Exercise task
Repeat the material below exactly, with no pictures.

Dataset content
# # # # # # #

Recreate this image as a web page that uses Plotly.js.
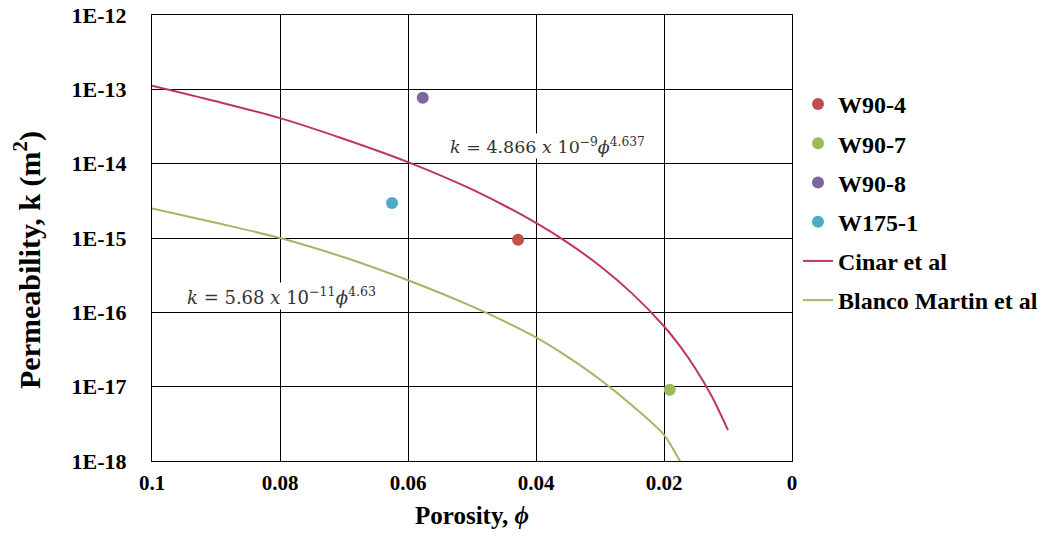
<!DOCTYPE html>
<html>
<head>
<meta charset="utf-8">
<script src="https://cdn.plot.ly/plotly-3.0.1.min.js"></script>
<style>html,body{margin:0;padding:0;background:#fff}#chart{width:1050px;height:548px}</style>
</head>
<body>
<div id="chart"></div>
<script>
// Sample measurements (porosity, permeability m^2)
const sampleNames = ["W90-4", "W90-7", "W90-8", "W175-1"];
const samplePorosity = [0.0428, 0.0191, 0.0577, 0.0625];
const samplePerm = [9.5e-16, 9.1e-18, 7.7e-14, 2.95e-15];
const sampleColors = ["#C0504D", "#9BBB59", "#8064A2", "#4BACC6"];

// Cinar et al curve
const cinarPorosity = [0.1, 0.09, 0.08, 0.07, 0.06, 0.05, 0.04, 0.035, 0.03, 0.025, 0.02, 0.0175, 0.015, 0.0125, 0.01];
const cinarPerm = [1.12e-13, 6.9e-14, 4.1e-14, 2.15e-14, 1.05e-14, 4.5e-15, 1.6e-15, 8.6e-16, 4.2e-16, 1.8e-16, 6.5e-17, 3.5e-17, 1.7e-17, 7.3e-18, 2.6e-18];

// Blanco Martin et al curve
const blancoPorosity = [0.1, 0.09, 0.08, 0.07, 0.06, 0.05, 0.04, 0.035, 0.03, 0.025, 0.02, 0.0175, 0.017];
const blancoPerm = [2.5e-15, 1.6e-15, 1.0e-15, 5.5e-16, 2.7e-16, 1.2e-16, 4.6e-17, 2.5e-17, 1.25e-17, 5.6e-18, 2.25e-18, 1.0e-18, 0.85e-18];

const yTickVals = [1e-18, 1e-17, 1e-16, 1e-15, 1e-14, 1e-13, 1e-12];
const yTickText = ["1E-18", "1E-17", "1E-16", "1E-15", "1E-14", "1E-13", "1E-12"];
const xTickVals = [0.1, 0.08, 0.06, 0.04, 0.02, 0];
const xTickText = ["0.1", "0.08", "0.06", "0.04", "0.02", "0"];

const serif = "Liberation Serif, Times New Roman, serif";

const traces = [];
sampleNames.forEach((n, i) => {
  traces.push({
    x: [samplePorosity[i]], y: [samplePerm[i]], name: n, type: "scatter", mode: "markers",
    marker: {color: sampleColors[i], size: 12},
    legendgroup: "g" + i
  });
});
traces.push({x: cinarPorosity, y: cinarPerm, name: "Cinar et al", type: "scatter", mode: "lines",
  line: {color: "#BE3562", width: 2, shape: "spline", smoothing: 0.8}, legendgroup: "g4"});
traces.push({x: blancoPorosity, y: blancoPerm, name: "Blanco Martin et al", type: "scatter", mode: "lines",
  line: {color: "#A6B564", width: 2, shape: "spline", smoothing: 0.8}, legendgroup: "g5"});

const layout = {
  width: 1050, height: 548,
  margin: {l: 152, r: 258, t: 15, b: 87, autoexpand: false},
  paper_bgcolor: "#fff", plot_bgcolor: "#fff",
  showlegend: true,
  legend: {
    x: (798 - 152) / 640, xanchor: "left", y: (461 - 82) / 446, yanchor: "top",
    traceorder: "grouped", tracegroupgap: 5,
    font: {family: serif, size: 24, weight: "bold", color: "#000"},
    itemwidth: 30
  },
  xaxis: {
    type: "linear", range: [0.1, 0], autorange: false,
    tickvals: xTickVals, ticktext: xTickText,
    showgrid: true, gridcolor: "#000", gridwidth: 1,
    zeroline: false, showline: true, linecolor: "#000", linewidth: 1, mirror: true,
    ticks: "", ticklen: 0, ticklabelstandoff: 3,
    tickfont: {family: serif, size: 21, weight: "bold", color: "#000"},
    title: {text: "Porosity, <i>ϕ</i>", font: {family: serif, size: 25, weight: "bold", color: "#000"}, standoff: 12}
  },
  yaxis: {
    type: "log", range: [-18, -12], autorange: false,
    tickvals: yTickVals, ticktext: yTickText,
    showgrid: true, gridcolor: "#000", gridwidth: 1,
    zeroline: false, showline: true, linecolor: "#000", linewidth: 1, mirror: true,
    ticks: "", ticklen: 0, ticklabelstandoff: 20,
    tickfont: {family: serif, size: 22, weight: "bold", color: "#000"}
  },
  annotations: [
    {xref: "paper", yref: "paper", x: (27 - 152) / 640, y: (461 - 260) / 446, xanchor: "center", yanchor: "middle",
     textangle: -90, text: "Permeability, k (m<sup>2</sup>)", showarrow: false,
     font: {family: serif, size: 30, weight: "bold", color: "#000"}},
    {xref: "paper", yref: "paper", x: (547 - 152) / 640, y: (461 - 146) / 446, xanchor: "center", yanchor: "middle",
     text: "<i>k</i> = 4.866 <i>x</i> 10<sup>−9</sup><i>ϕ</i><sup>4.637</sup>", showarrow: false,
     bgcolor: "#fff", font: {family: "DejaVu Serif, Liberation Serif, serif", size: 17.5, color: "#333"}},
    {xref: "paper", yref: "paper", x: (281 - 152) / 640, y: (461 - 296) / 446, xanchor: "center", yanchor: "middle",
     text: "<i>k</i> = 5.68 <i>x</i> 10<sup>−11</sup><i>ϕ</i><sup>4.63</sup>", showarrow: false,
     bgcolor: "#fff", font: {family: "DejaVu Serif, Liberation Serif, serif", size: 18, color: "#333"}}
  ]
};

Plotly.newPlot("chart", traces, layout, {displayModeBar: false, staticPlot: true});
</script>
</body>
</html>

# # # # # # #

Full response
Recreate this image as a web page that uses Plotly.js.
<!DOCTYPE html>
<html>
<head>
<meta charset="utf-8">
<script src="https://cdn.plot.ly/plotly-3.0.1.min.js"></script>
<style>html,body{margin:0;padding:0;background:#fff}#chart{width:1050px;height:548px}</style>
</head>
<body>
<div id="chart"></div>
<script>
// Sample measurements (porosity, permeability m^2)
const sampleNames = ["W90-4", "W90-7", "W90-8", "W175-1"];
const samplePorosity = [0.0428, 0.0191, 0.0577, 0.0625];
const samplePerm = [9.5e-16, 9.1e-18, 7.7e-14, 2.95e-15];
const sampleColors = ["#C0504D", "#9BBB59", "#8064A2", "#4BACC6"];

// Cinar et al curve
const cinarPorosity = [0.1, 0.09, 0.08, 0.07, 0.06, 0.05, 0.04, 0.035, 0.03, 0.025, 0.02, 0.0175, 0.015, 0.0125, 0.01];
const cinarPerm = [1.12e-13, 6.9e-14, 4.1e-14, 2.15e-14, 1.05e-14, 4.5e-15, 1.6e-15, 8.6e-16, 4.2e-16, 1.8e-16, 6.5e-17, 3.5e-17, 1.7e-17, 7.3e-18, 2.6e-18];

// Blanco Martin et al curve
const blancoPorosity = [0.1, 0.09, 0.08, 0.07, 0.06, 0.05, 0.04, 0.035, 0.03, 0.025, 0.02, 0.0175, 0.017];
const blancoPerm = [2.5e-15, 1.6e-15, 1.0e-15, 5.5e-16, 2.7e-16, 1.2e-16, 4.6e-17, 2.5e-17, 1.25e-17, 5.6e-18, 2.25e-18, 1.0e-18, 0.85e-18];

const yTickVals = [1e-18, 1e-17, 1e-16, 1e-15, 1e-14, 1e-13, 1e-12];
const yTickText = ["1E-18", "1E-17", "1E-16", "1E-15", "1E-14", "1E-13", "1E-12"];
const xTickVals = [0.1, 0.08, 0.06, 0.04, 0.02, 0];
const xTickText = ["0.1", "0.08", "0.06", "0.04", "0.02", "0"];

const serif = "Liberation Serif, Times New Roman, serif";

const traces = [];
sampleNames.forEach((n, i) => {
  traces.push({
    x: [samplePorosity[i]], y: [samplePerm[i]], name: n, type: "scatter", mode: "markers",
    marker: {color: sampleColors[i], size: 12},
    legendgroup: "g" + i
  });
});
traces.push({x: cinarPorosity, y: cinarPerm, name: "Cinar et al", type: "scatter", mode: "lines",
  line: {color: "#BE3562", width: 2, shape: "spline", smoothing: 0.8}, legendgroup: "g4"});
traces.push({x: blancoPorosity, y: blancoPerm, name: "Blanco Martin et al", type: "scatter", mode: "lines",
  line: {color: "#A6B564", width: 2, shape: "spline", smoothing: 0.8}, legendgroup: "g5"});

const layout = {
  width: 1050, height: 548,
  margin: {l: 152, r: 258, t: 15, b: 87, autoexpand: false},
  paper_bgcolor: "#fff", plot_bgcolor: "#fff",
  showlegend: true,
  legend: {
    x: (798 - 152) / 640, xanchor: "left", y: (461 - 82) / 446, yanchor: "top",
    traceorder: "grouped", tracegroupgap: 5,
    font: {family: serif, size: 24, weight: "bold", color: "#000"},
    itemwidth: 30
  },
  xaxis: {
    type: "linear", range: [0.1, 0], autorange: false,
    tickvals: xTickVals, ticktext: xTickText,
    showgrid: true, gridcolor: "#000", gridwidth: 1,
    zeroline: false, showline: true, linecolor: "#000", linewidth: 1, mirror: true,
    ticks: "", ticklen: 0, ticklabelstandoff: 3,
    tickfont: {family: serif, size: 21, weight: "bold", color: "#000"},
    title: {text: "Porosity, <i>ϕ</i>", font: {family: serif, size: 25, weight: "bold", color: "#000"}, standoff: 12}
  },
  yaxis: {
    type: "log", range: [-18, -12], autorange: false,
    tickvals: yTickVals, ticktext: yTickText,
    showgrid: true, gridcolor: "#000", gridwidth: 1,
    zeroline: false, showline: true, linecolor: "#000", linewidth: 1, mirror: true,
    ticks: "", ticklen: 0, ticklabelstandoff: 20,
    tickfont: {family: serif, size: 22, weight: "bold", color: "#000"}
  },
  annotations: [
    {xref: "paper", yref: "paper", x: (27 - 152) / 640, y: (461 - 260) / 446, xanchor: "center", yanchor: "middle",
     textangle: -90, text: "Permeability, k (m<sup>2</sup>)", showarrow: false,
     font: {family: serif, size: 30, weight: "bold", color: "#000"}},
    {xref: "paper", yref: "paper", x: (547 - 152) / 640, y: (461 - 146) / 446, xanchor: "center", yanchor: "middle",
     text: "<i>k</i> = 4.866 <i>x</i> 10<sup>−9</sup><i>ϕ</i><sup>4.637</sup>", showarrow: false,
     bgcolor: "#fff", font: {family: "DejaVu Serif, Liberation Serif, serif", size: 17.5, color: "#333"}},
    {xref: "paper", yref: "paper", x: (281 - 152) / 640, y: (461 - 296) / 446, xanchor: "center", yanchor: "middle",
     text: "<i>k</i> = 5.68 <i>x</i> 10<sup>−11</sup><i>ϕ</i><sup>4.63</sup>", showarrow: false,
     bgcolor: "#fff", font: {family: "DejaVu Serif, Liberation Serif, serif", size: 18, color: "#333"}}
  ]
};

Plotly.newPlot("chart", traces, layout, {displayModeBar: false, staticPlot: true});
</script>
</body>
</html>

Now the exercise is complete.